» Supplied material
☆ ☆ ☆
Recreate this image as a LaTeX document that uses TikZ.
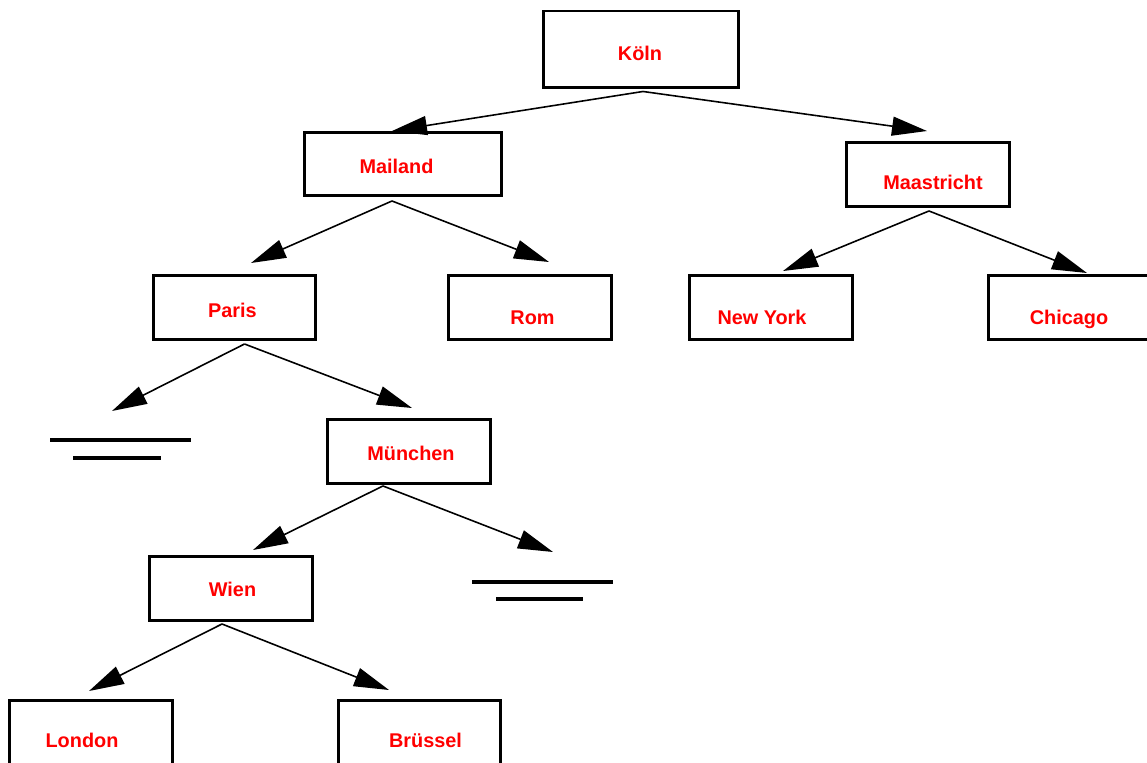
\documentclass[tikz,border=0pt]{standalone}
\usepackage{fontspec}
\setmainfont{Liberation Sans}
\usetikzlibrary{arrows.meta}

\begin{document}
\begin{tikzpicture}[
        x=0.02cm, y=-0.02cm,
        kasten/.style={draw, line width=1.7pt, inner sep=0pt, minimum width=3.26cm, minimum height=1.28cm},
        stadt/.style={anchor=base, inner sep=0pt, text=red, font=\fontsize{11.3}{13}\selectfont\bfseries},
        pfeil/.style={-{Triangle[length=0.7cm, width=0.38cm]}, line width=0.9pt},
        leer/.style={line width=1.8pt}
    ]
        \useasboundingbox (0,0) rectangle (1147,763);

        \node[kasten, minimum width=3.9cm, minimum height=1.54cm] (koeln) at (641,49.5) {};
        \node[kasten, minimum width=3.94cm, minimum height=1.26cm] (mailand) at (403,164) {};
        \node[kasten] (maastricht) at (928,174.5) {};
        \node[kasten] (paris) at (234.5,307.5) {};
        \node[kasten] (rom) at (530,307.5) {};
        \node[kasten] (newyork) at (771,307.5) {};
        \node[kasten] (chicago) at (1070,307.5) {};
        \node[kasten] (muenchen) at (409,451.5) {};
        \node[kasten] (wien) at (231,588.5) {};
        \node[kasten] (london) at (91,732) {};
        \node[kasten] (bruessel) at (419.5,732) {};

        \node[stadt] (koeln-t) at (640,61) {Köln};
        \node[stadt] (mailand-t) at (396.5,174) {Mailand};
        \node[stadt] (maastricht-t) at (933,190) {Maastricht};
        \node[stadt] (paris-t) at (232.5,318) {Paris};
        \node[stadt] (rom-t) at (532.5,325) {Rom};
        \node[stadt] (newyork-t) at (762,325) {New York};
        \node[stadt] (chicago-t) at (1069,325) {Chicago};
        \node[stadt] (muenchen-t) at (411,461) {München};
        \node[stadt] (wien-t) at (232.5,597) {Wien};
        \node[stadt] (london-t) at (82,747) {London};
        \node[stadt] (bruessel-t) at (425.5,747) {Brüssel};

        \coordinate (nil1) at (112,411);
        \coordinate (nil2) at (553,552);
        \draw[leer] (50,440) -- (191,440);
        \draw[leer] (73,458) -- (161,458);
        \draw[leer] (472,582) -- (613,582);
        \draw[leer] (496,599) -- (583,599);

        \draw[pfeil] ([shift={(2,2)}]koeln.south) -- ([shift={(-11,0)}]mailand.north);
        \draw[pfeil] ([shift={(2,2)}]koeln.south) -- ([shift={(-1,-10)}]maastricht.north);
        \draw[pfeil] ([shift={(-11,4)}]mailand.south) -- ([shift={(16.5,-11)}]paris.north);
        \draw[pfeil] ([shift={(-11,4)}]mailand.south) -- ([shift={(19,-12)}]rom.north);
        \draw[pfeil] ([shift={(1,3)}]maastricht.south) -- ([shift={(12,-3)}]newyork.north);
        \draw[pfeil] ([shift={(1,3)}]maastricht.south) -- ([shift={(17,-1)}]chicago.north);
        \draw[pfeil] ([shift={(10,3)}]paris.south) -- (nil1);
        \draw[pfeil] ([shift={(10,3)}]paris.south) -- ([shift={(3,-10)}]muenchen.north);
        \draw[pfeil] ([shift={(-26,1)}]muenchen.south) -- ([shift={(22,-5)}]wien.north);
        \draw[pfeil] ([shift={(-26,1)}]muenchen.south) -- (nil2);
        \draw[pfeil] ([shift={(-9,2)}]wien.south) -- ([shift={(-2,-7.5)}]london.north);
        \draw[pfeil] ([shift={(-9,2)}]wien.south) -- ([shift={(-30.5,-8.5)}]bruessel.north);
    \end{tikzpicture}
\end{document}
☆ ☆ ☆
» Set problem
Please restate the material above line by line, exactly, beginning at its first line and ending with the line that contains "(0,0) rectangle (1147,763);", without any pictures.

» Task result
Recreate this image as a LaTeX document that uses TikZ.
\documentclass[tikz,border=0pt]{standalone}
\usepackage{fontspec}
\setmainfont{Liberation Sans}
\usetikzlibrary{arrows.meta}

\begin{document}
\begin{tikzpicture}[
        x=0.02cm, y=-0.02cm,
        kasten/.style={draw, line width=1.7pt, inner sep=0pt, minimum width=3.26cm, minimum height=1.28cm},
        stadt/.style={anchor=base, inner sep=0pt, text=red, font=\fontsize{11.3}{13}\selectfont\bfseries},
        pfeil/.style={-{Triangle[length=0.7cm, width=0.38cm]}, line width=0.9pt},
        leer/.style={line width=1.8pt}
    ]
        \useasboundingbox (0,0) rectangle (1147,763);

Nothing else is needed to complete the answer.